Rory Sutherland

The real reason we should be burning our own gas

Rory Sutherland Rory Sutherland
issue 11 April 2026

Regular readers of this column will be familiar with my promoting an idea called a ‘Paceometer’ (pictured). Rather than presenting speed in, say, miles per hour (distance/time), it presents speed the other way round, in minutes per ten miles (time/distance).

Created by the cognitive scientists Eyal Peer and Eyal Gamliel, the Paceometer shows something which is mathematically trivial but completely non-intuitive. Quite simply, the faster you are going already, the less time you save by going 10mph faster still. Accelerate from 20-30mph and you save ten minutes on a ten-mile journey. Accelerate from 70-80mph and you save just over a minute.

Upgrading to Concorde to fly across the Atlantic saved you less time than your great-grandfather saved in his first 20 miles riding a bike 

Once you have seen a Paceometer, you will drive in a completely different way. Formula 1 drivers have learned the distinction intuitively: ‘It isn’t how fast you go, it’s how little you slow down.’

It was the Paceometer which finally revealed to me why the bicycle was such a world-changing invention. A bicycle isn’t all that fast in terms of mph, but a return journey of 20 miles that would take six hours and 40 minutes on foot takes about one hour and 40 minutes on a bicycle. Since the typical human journey is under ten miles, the aggregate time savings from cycling were immense. By contrast Concorde was very, very fast, but only really offered significant time savings to the few hundred people who crossed the Atlantic many times a year. Even then, it wasn’t that significant: upgrading to Concorde to fly across the Atlantic saved you less time than your great-grandfather saved in his first 20 miles riding a bike.

The Paceometer fascinates me because it forces you to ask a philosophical question which the use of conventional metrics typically leaves unasked: what do we really mean by fast? To say that the difference in speed between cycling and walking is greater than the difference between Concorde and a 747 sounds odd, yet at some level it is true.

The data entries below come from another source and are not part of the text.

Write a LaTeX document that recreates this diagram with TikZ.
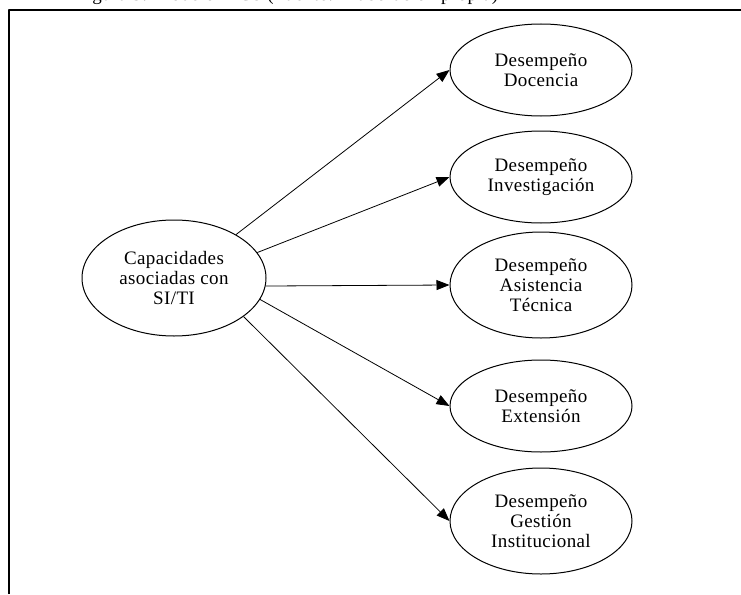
\documentclass[tikz,border=0pt]{standalone}
\usepackage{fontspec}
\setmainfont{Liberation Serif}[LetterSpace=2]
\usetikzlibrary{shapes.geometric,arrows.meta}
\begin{document}
\begin{tikzpicture}[x=1pt,y=-1pt,>={Triangle[length=13pt,width=10pt]},font=\fontsize{19}{20}\selectfont,line join=round,
  elip/.style={ellipse,draw,line width=1pt,align=center,inner sep=0pt,minimum width=182pt,minimum height=92pt}]
\useasboundingbox (0,0) rectangle (741,594);
\begin{scope}
\clip (0,0) rectangle (741,594);
\node (titulo) at (287,1) [anchor=base] {Figura 3. Modelo TICS (Fuente: Elaboración propia)};
\end{scope}
\draw[line width=1.8pt] (9,594)--(9,10)--(741,10);
\node[elip,minimum width=184pt,minimum height=116pt] (cap) at (174,278) {Capacidades\\asociadas con\\SI/TI};
\node[elip] (doc) at (541,70) {Desempeño\\Docencia};
\node[elip] (inv) at (541,177) {Desempeño\\Investigación};
\node[elip,minimum height=106pt] (asis) at (541,285) {Desempeño\\Asistencia\\Técnica};
\node[elip] (ext) at (541,406) {Desempeño\\Extensión};
\node[elip,minimum height=106pt] (gest) at (541,521) {Desempeño\\Gestión\\Institucional};
\foreach \n/\a in {doc/35,inv/17,asis/-5,ext/-14,gest/-29}
  \draw[->,line width=0.8pt] (cap.\a)--(\n.west);
\end{tikzpicture}
\end{document}
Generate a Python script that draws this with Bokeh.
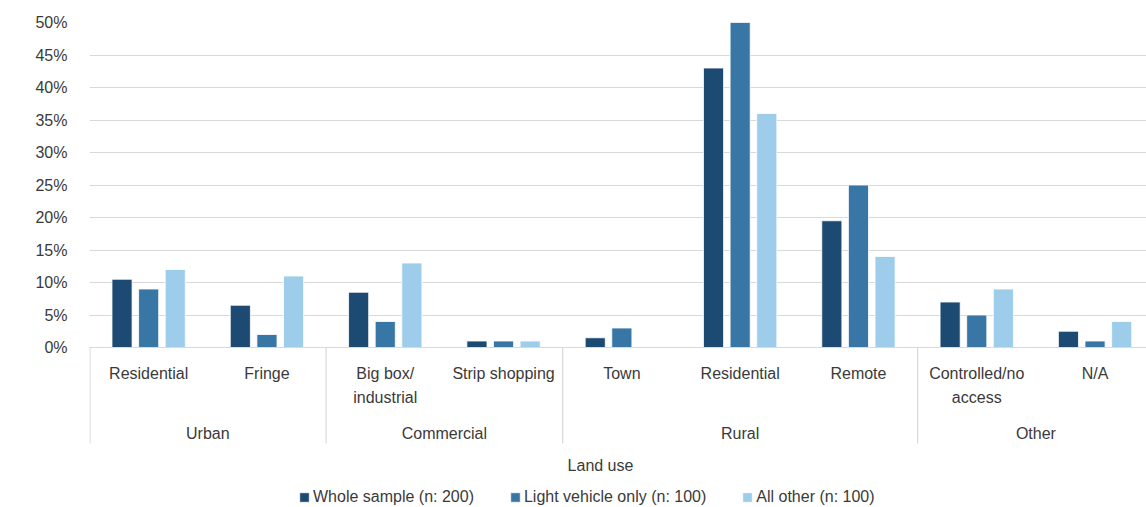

Perhaps, in all kinds of fields, this need for quantification is making us unwittingly stupid. We glom onto metrics for ease of comparison, ease of aggregation and ease of argumentation. They lend us the appearance of objectivity. But in many cases they are causing us to seek simplicity in the wrong place – in the definition of a problem, not its solution. Oliver Wendell Holmes put it perfectly: ‘For the simplicity on this side of complexity, I wouldn’t give you a fig. But for the simplicity on the other side of complexity, for that I would give you anything I have.’

Look at UK energy policy and you’ll see at its heart a moronic metric, where burning gas bought from Norway does not count in the same way towards our emissions target, as burning gas we already possess does. (By this hand-washing logic, we should simply make all UK gas reserves the personal property of Ed Miliband, blame him for the resulting emissions and then sacrifice him on an altar; this approach worked in the Old Testament, after all.) A far more sensible suggestion would be to devote some of the additional taxes we could raise from using our own gas supplies towards research into alternative forms of energy, research which could benefit the wider world far more than any feeble contribution we can make by reducing our meagre 1 per cent of the world’s carbon emissions.

Many such metrics (think NHS waiting lists) are what you might call a ‘paradigm trap’, where problems become hard to solve because some arbitrary approach to quantifying the problem makes it impossible creatively to redefine it. This is perhaps the biggest difference between what we are taught at school and what we need to thrive in the real world. In school, it is cheating to rewrite the question; in real life, it’s the first thing to try.